Your task is to reproduce word for word the lines running from the line containing "Reproduce this chart with Plotly." to the line containing "(left axis top)", inclusive. Nothing else belongs in the answer.

Records to process.
— begin —
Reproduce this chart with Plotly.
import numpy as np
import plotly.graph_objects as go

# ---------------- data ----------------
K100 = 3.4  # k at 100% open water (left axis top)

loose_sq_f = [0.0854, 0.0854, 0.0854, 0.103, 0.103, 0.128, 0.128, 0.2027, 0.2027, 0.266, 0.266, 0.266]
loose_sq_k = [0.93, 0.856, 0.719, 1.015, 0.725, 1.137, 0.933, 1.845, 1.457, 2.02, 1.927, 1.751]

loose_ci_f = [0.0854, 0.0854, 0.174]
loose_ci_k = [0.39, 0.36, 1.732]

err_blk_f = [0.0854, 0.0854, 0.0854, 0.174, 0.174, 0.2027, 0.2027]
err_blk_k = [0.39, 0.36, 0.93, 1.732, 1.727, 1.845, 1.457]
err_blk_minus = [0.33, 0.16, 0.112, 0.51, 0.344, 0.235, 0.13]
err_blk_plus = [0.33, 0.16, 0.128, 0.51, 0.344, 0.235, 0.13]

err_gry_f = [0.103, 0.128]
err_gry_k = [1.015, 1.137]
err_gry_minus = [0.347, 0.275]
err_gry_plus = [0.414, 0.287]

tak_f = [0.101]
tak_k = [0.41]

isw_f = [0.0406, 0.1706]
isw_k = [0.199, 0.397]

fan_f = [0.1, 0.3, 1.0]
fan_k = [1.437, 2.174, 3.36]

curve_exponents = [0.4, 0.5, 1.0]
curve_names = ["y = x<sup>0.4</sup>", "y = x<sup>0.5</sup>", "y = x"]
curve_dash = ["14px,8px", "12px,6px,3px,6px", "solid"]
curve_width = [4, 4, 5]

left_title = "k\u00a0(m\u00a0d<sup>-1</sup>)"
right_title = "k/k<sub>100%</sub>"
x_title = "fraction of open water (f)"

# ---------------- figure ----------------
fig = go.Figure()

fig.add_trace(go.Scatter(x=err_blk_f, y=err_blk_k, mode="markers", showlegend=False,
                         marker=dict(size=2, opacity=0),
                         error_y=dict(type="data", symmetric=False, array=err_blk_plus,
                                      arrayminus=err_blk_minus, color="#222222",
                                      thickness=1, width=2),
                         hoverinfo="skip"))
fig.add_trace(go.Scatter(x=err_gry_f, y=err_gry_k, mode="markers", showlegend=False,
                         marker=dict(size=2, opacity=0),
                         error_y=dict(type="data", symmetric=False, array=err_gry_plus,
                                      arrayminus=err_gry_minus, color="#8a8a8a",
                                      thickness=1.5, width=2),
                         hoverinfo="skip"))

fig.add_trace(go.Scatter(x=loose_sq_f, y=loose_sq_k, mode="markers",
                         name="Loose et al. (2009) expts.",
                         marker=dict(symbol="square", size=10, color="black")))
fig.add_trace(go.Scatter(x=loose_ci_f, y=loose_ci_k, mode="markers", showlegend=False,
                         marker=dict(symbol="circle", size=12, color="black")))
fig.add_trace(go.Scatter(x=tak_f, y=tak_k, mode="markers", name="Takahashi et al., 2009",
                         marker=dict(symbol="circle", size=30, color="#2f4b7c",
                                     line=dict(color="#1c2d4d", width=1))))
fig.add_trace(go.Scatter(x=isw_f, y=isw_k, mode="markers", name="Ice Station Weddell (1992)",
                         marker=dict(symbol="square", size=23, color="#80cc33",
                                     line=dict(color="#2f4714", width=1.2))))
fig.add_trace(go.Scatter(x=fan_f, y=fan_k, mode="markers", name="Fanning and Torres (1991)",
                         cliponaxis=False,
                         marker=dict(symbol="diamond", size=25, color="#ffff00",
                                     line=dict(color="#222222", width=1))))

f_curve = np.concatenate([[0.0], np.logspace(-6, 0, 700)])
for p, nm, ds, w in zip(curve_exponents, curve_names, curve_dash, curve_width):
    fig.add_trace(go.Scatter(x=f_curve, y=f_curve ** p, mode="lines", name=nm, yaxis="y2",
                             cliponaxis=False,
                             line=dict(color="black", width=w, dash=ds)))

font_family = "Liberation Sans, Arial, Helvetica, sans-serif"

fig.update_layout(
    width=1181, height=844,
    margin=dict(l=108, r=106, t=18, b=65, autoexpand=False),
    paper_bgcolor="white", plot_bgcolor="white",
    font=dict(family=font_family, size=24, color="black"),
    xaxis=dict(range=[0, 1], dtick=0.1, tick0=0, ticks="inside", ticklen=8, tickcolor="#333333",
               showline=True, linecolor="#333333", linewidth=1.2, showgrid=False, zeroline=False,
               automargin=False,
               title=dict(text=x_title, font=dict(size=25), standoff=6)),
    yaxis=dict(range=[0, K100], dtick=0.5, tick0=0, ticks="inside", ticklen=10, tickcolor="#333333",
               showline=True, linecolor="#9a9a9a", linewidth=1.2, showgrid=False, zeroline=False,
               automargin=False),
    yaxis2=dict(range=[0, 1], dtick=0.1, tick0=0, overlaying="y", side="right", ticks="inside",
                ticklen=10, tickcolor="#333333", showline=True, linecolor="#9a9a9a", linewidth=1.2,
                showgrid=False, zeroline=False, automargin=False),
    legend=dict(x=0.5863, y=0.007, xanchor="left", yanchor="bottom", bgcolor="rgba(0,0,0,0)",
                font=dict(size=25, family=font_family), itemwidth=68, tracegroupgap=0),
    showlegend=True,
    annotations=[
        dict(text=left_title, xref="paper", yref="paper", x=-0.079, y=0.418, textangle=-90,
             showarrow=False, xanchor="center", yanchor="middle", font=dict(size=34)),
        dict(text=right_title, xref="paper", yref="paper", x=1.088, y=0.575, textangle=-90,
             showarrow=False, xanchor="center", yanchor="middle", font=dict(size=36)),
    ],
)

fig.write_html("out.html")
— end —
— begin —
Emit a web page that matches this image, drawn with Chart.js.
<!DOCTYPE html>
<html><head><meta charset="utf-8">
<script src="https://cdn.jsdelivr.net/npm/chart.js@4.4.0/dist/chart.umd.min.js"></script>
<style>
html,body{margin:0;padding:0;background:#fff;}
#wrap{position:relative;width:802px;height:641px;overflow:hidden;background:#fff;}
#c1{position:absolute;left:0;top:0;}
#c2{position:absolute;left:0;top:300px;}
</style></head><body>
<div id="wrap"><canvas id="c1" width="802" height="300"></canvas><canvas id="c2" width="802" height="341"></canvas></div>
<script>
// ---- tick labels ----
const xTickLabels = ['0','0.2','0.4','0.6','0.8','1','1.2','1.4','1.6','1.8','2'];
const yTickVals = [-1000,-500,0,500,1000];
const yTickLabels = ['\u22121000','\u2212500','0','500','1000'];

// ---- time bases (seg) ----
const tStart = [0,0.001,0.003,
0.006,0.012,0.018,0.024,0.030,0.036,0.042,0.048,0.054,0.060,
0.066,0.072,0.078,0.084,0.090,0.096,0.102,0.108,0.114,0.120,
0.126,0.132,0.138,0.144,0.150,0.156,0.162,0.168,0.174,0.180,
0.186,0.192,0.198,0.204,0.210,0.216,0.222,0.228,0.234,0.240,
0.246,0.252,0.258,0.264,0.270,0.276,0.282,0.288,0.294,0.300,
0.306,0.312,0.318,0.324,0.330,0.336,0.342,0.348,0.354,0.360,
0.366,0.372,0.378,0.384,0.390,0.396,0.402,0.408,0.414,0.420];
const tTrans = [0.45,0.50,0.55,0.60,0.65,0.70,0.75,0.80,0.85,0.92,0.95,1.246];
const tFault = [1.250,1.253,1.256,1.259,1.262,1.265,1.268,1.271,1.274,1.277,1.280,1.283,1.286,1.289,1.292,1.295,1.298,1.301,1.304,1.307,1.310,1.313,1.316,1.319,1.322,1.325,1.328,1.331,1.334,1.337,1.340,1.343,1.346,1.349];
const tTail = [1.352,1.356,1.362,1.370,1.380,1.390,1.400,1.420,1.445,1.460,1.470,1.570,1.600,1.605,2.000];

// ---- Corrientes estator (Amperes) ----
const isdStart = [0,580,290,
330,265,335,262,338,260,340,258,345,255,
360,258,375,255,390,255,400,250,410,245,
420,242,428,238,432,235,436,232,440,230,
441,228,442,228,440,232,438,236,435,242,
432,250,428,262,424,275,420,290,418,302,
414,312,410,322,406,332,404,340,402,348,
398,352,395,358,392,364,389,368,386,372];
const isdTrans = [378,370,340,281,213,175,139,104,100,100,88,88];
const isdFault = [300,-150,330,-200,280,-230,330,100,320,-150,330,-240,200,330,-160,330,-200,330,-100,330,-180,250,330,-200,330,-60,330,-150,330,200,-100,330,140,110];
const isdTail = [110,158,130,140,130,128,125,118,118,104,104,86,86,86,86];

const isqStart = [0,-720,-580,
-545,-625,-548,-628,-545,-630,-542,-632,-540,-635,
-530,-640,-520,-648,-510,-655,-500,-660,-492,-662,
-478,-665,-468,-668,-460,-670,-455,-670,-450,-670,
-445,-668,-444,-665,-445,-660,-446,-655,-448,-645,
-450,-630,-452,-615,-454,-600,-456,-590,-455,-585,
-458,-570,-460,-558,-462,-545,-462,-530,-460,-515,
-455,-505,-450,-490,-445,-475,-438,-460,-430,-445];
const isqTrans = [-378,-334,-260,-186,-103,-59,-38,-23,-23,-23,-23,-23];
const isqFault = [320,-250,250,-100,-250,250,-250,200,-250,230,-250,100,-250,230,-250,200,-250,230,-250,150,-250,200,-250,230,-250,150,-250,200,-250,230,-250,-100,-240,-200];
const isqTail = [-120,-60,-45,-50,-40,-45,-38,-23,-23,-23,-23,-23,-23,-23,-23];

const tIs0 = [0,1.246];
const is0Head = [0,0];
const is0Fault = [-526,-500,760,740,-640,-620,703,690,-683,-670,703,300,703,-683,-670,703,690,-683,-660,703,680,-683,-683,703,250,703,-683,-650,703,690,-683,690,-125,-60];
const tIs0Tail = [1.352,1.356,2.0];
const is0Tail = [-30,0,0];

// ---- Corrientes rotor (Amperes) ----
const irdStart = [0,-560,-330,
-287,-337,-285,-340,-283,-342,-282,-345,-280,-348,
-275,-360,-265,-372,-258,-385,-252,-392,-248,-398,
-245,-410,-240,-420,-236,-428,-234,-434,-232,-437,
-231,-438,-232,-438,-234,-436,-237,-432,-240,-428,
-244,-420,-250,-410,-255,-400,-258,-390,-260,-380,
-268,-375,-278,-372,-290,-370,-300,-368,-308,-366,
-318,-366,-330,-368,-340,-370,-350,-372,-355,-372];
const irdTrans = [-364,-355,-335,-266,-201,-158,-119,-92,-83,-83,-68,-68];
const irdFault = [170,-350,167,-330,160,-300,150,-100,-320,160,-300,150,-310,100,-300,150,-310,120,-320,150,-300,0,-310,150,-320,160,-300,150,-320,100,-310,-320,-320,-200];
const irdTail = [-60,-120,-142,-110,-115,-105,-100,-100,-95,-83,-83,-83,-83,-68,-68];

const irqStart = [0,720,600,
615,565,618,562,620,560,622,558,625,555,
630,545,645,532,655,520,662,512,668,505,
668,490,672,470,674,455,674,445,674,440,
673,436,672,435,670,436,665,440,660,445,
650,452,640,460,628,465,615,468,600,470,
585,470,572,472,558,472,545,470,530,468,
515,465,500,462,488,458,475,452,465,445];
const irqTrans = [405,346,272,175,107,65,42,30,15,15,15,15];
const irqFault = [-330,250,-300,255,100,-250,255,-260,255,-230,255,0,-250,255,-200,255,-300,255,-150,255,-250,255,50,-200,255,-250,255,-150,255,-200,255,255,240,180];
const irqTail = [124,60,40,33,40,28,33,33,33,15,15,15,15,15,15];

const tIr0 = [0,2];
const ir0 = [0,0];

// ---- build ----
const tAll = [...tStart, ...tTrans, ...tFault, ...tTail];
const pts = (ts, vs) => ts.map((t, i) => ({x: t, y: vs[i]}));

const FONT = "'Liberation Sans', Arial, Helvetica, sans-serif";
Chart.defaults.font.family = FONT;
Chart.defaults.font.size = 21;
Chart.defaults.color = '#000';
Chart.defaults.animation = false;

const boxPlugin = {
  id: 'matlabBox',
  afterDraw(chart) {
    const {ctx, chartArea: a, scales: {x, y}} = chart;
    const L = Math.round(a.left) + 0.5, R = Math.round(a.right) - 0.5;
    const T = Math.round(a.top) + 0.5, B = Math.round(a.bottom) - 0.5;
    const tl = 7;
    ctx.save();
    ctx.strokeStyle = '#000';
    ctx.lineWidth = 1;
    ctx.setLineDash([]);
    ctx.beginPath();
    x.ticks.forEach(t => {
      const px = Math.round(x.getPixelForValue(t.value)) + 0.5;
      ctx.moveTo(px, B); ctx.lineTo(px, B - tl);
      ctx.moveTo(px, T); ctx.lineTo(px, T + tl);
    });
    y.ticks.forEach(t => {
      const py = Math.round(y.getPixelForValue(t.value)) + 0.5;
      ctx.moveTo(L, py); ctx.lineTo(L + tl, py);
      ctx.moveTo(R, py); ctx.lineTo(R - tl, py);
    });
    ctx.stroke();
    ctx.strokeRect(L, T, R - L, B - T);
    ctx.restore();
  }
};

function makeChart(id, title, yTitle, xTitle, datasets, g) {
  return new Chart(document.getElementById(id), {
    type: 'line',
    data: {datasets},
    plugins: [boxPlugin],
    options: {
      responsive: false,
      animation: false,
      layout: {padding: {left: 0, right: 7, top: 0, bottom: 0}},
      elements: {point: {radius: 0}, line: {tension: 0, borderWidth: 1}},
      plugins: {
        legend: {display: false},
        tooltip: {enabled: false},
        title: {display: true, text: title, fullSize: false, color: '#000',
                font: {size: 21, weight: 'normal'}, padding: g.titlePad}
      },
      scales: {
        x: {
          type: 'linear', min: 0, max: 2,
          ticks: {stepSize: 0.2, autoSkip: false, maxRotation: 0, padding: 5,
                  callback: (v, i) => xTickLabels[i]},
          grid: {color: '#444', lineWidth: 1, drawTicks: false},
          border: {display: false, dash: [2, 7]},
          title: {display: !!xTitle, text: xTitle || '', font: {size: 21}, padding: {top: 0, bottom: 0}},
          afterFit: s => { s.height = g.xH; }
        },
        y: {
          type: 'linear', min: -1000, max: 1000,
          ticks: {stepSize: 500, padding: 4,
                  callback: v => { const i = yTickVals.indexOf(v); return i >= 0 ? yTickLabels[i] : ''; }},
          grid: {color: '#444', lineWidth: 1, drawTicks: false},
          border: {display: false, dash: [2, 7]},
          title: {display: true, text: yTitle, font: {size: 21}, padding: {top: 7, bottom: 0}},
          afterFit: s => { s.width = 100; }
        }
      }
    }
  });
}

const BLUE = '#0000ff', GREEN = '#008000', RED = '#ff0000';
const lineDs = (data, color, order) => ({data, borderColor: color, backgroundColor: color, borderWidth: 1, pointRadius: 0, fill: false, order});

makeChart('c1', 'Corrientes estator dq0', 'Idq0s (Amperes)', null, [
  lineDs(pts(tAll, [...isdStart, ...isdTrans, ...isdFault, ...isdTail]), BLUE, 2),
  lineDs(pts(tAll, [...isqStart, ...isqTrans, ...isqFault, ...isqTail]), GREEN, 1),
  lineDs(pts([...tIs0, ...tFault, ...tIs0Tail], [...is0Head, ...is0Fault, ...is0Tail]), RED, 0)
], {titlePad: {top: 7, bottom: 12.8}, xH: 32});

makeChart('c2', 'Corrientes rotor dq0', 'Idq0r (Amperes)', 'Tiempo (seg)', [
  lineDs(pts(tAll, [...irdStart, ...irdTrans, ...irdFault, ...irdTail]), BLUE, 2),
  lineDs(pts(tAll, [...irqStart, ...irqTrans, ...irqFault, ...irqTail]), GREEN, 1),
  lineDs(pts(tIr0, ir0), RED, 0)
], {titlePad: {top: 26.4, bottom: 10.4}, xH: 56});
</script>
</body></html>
— end —
Response below.
Reproduce this chart with Plotly.
import numpy as np
import plotly.graph_objects as go

# ---------------- data ----------------
K100 = 3.4  # k at 100% open water (left axis top)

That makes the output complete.